In essence, Kinzinger was saying, the people who are interested in guns, and most likely to own them, actually know far more about what works and what does not in the matter of gun control than those who have no such knowledge. And as experts on guns, he said, they are thus morally obligated to use that expertise to solve what is clearly a crisis, given all the recent examples of emotionally troubled people acquiring powerful weaponry and using them to take innocent lives, often of children.
Many of them already know this, he implied, and are possibly just waiting to be asked in the right way.
Therefore, rather than seeing fervent supporters of the Second Amendment as the opposition to be defeated, he suggested, those who want to see sensible regulations on gun ownership, such as background checks, age restrictions and red flag laws, should see “Second Amendment people” as potential experts and allies.

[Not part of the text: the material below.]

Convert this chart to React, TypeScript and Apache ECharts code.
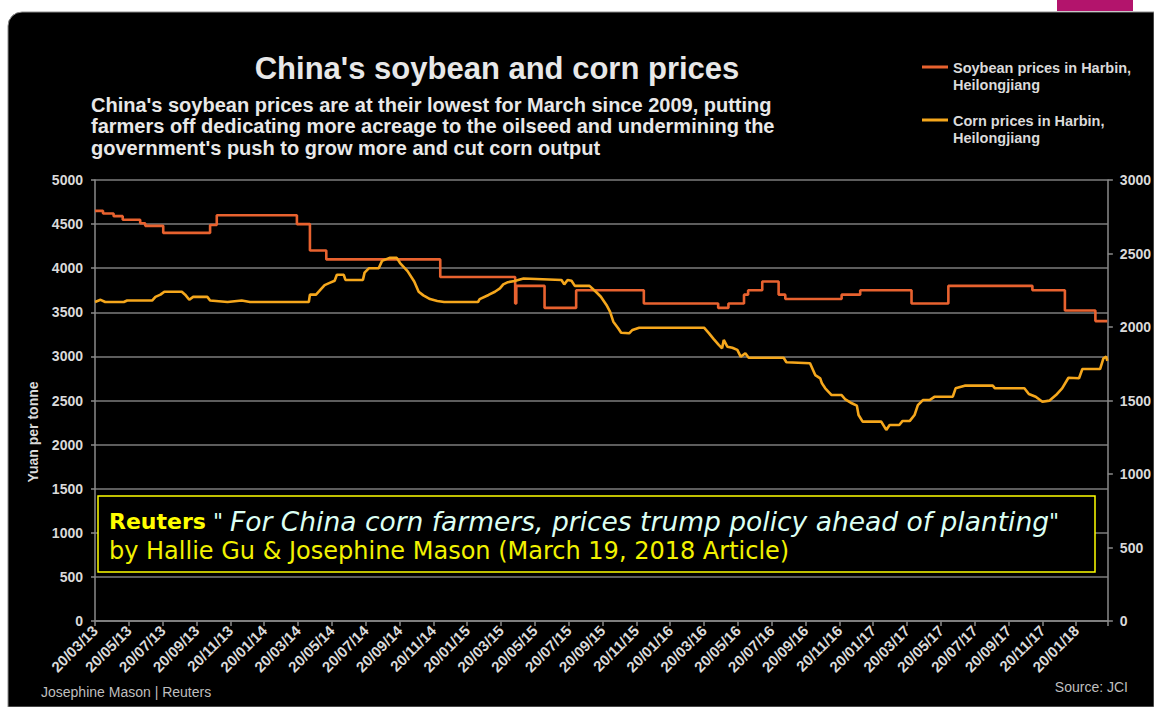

They know guns better than those who merely despise them.
Kinzinger was engaged in realpolitik here, noting that the constitutional protection for personal ownership of guns is unlikely to go away in our lifetimes. Better, then, to find common ground when it comes to the kinds of reform for which we’ve advocated here often.
Kinzinger is not the only person who has suggested that Americans try harder to find common ground in the interests of common-sense solutions. At a recent meeting in Austin, Texas, a young nonprofit called The Flip Side spoke of its mission “to help bridge the gap between liberals and conservatives,” telling assembled opinion journalists from major newspapers that the use of less partisan language and tonality has proved to be a far more effective generator of meaningful commonsense change than rhetorical demonization. We could not agree more.